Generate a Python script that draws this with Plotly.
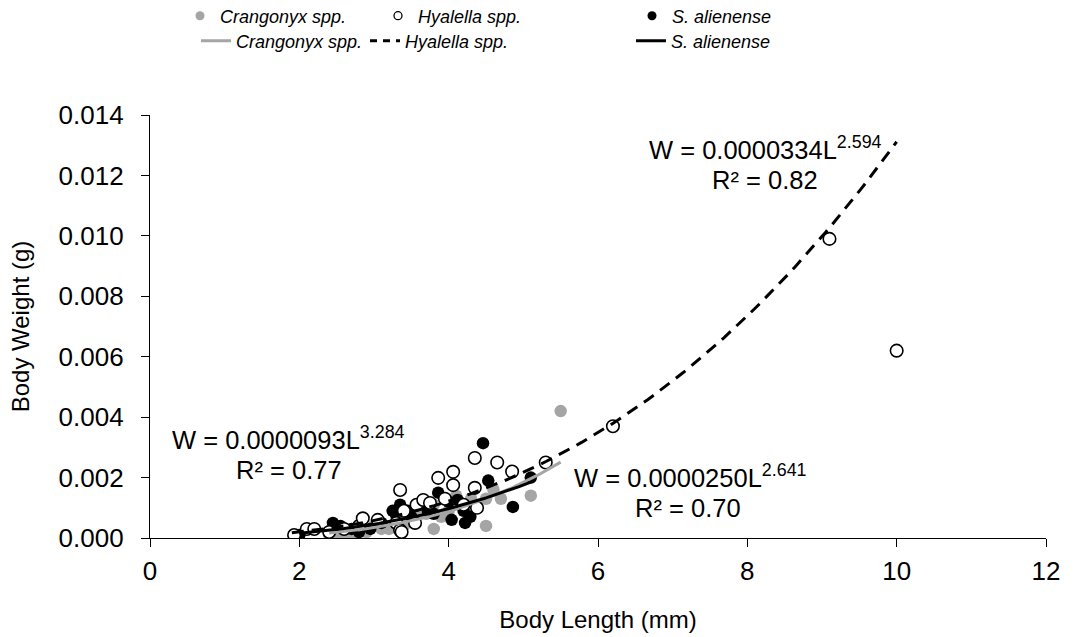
import numpy as np
import plotly.graph_objects as go

# ---- data ----
crang_x = [2.4, 2.5, 2.6, 2.7, 2.8, 2.9, 3.0, 3.1, 3.2, 3.3, 3.4, 3.5, 3.6, 3.7, 3.8, 3.8, 3.9, 4.0,
           4.1, 4.2, 4.3, 4.5, 4.5, 4.6, 4.7, 5.1, 5.5]
crang_y = [0.0001, 0.00003, 0.0002, 0.0001, 0.0003, 0.0002, 0.0004, 0.0003, 0.0003, 0.0007, 0.0004,
           0.0006, 0.0009, 0.0008, 0.0011, 0.0003, 0.0007, 0.0009, 0.0014, 0.0010, 0.0013, 0.0004,
           0.0013, 0.0016, 0.0013, 0.0014, 0.0042]

hyal_x = [1.93, 2.1, 2.2, 2.4, 2.6, 2.8, 2.85, 3.05, 3.3, 3.35, 3.35, 3.37, 3.4, 3.55, 3.57, 3.66,
          3.75, 3.86, 3.95, 4.06, 4.06, 4.2, 4.35, 4.35, 4.38, 4.65, 4.85, 5.3, 6.2, 9.1, 10.0]
hyal_y = [0.0001, 0.0003, 0.0003, 0.0002, 0.0003, 0.0004, 0.00065, 0.0006, 0.0005, 0.00159, 0.00026,
          0.0002, 0.0009, 0.0005, 0.0011, 0.00126, 0.00116, 0.00199, 0.0013, 0.00219, 0.00175, 0.0011,
          0.00265, 0.00166, 0.001, 0.0025, 0.0022, 0.0025, 0.0037, 0.0099, 0.0062]

sali_x = [2.0, 2.4, 2.45, 2.55, 2.7, 2.8, 2.95, 3.1, 3.25, 3.35, 3.45, 3.5, 3.72, 3.8, 3.86, 4.0,
          4.04, 4.12, 4.2, 4.22, 4.29, 4.46, 4.53, 4.86, 5.1]
sali_y = [0.0001, 0.0002, 0.0005, 0.0004, 0.0003, 0.0002, 0.0003, 0.0005, 0.0009, 0.0011, 0.0009,
          0.0007, 0.0009, 0.0008, 0.0015, 0.0012, 0.0006, 0.00126, 0.0009, 0.0005, 0.0007, 0.00314,
          0.0019, 0.00103, 0.0020]

# power-law fits W = a * L^b  (a, b, R², L from, L to)
crang_fit = (0.0000093, 3.284, 0.77, 2.4, 5.5)
hyal_fit = (0.0000334, 2.594, 0.82, 1.9, 10.0)
sali_fit = (0.0000250, 2.641, 0.70, 2.0, 5.1)

x_ticks = [0, 2, 4, 6, 8, 10, 12]
y_ticks = [0, 0.002, 0.004, 0.006, 0.008, 0.010, 0.012, 0.014]

GRAY = "#a5a5a5"
FONT = "Liberation Sans, Arial, sans-serif"

fig = go.Figure()


def fit_curve(p):
    a, b, r2, lo, hi = p
    xs = np.linspace(lo, hi, 120)
    return xs, a * xs ** b


# points
fig.add_trace(go.Scatter(x=crang_x, y=crang_y, mode="markers", showlegend=False,
                         marker=dict(size=12.5, color=GRAY, line=dict(width=0))))
fig.add_trace(go.Scatter(x=sali_x, y=sali_y, mode="markers", showlegend=False,
                         marker=dict(size=12.5, color="black", line=dict(width=0))))
fig.add_trace(go.Scatter(x=hyal_x, y=hyal_y, mode="markers", showlegend=False,
                         marker=dict(size=12.5, color="white", line=dict(width=1.6, color="black"))))

# fit lines
xs, ys = fit_curve(crang_fit)
fig.add_trace(go.Scatter(x=xs, y=ys, mode="lines", showlegend=False,
                         line=dict(color=GRAY, width=3)))
xs, ys = fit_curve(sali_fit)
fig.add_trace(go.Scatter(x=xs, y=ys, mode="lines", showlegend=False,
                         line=dict(color="black", width=3)))
xs, ys = fit_curve(hyal_fit)
fig.add_trace(go.Scatter(x=xs, y=ys, mode="lines", showlegend=False,
                         line=dict(color="black", width=3, dash="12px,8px")))

# legend-only traces, each in its own legend for placement
leg_items = [
    ("Crangonyx spp.", dict(mode="markers", marker=dict(size=9, color=GRAY))),
    ("Hyalella spp.", dict(mode="markers", marker=dict(size=8, color="white", line=dict(width=1.3, color="black")))),
    ("S. alienense", dict(mode="markers", marker=dict(size=9, color="black"))),
    ("Crangonyx spp.", dict(mode="lines", line=dict(color=GRAY, width=3))),
    ("Hyalella spp.", dict(mode="lines", line=dict(color="black", width=3, dash="7px,6px"))),
    ("S. alienense", dict(mode="lines", line=dict(color="black", width=3))),
]
leg_pos = [(180, 16), (378, 16), (632, 16), (196, 41), (365, 41), (631, 41)]

W_PX, H_PX = 1077, 637
L, R, T, B = 150, 31, 115, 99
PW, PH = W_PX - L - R, H_PX - T - B

layout_legends = {}
for i, ((name, kw), (px, py)) in enumerate(zip(leg_items, leg_pos)):
    key = "legend" if i == 0 else f"legend{i + 1}"
    fig.add_trace(go.Scatter(x=[None], y=[None], name=name, legend=key, showlegend=True, **kw))
    layout_legends[key] = dict(
        xref="container", yref="container",
        x=px / W_PX, y=1 - py / H_PX, xanchor="left", yanchor="middle",
        bgcolor="rgba(0,0,0,0)", font=dict(family=FONT, size=18, color="black", style="italic"),
        orientation="h", itemwidth=30,
    )

ann_font = dict(family=FONT, size=25.5, color="black")


def px2data(px, py):
    return (px - L) / PW * 12, (T + PH - py) / PH * 0.014


annots = []
# (fit, x centre of equation, x centre of R², y of the gap between the two lines)
for p, eqx, rx, gap_y in [
    (crang_fit, 288, 289, 455),
    (hyal_fit, 765, 765, 165),
    (sali_fit, 690, 688, 493),
]:
    a, b, r2, lo, hi = p
    x1, y_gap = px2data(eqx, gap_y)
    x2, _ = px2data(rx, gap_y)
    annots.append(dict(x=x1, y=y_gap, text=f"W = {a:.7f}L<sup>{b:.3f}</sup>", showarrow=False,
                       font=ann_font, xanchor="center", yanchor="bottom", borderpad=0))
    annots.append(dict(x=x2, y=y_gap, text=f"R² = {r2:.2f}", showarrow=False,
                       font=ann_font, xanchor="center", yanchor="top", borderpad=0))

axis_common = dict(showgrid=False, zeroline=False, showline=True, linecolor="black", linewidth=1.3,
                   ticks="outside", ticklen=8, tickcolor="black", tickwidth=1.3,
                   tickfont=dict(family=FONT, size=26, color="black"))

fig.update_layout(
    width=W_PX, height=H_PX,
    margin=dict(l=L, r=R, t=T, b=B, autoexpand=False),
    paper_bgcolor="white", plot_bgcolor="white",
    font=dict(family=FONT, color="black"),
    xaxis=dict(range=[0, 12], tickvals=x_ticks, ticktext=[str(v) for v in x_ticks],
               ticklabelstandoff=2,
               title=dict(text="Body Length (mm)", font=dict(family=FONT, size=24), standoff=25),
               **axis_common),
    yaxis=dict(range=[0, 0.014], tickvals=y_ticks, ticktext=[f"{v:.3f}" for v in y_ticks],
               ticklabelstandoff=12,
               title=dict(text="Body Weight (g)", font=dict(family=FONT, size=24), standoff=22),
               **axis_common),
    annotations=annots,
    **layout_legends,
)

fig.write_html("out.html")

-.-.-

• [Task details]
Return nothing but the lines running from the start of the data to the line with "0.0013, 0.0016, 0.0013, 0.0014, 0.0042]", please, both ends included and no pictures.

• [The completed task]
Generate a Python script that draws this with Plotly.
import numpy as np
import plotly.graph_objects as go

# ---- data ----
crang_x = [2.4, 2.5, 2.6, 2.7, 2.8, 2.9, 3.0, 3.1, 3.2, 3.3, 3.4, 3.5, 3.6, 3.7, 3.8, 3.8, 3.9, 4.0,
           4.1, 4.2, 4.3, 4.5, 4.5, 4.6, 4.7, 5.1, 5.5]
crang_y = [0.0001, 0.00003, 0.0002, 0.0001, 0.0003, 0.0002, 0.0004, 0.0003, 0.0003, 0.0007, 0.0004,
           0.0006, 0.0009, 0.0008, 0.0011, 0.0003, 0.0007, 0.0009, 0.0014, 0.0010, 0.0013, 0.0004,
           0.0013, 0.0016, 0.0013, 0.0014, 0.0042]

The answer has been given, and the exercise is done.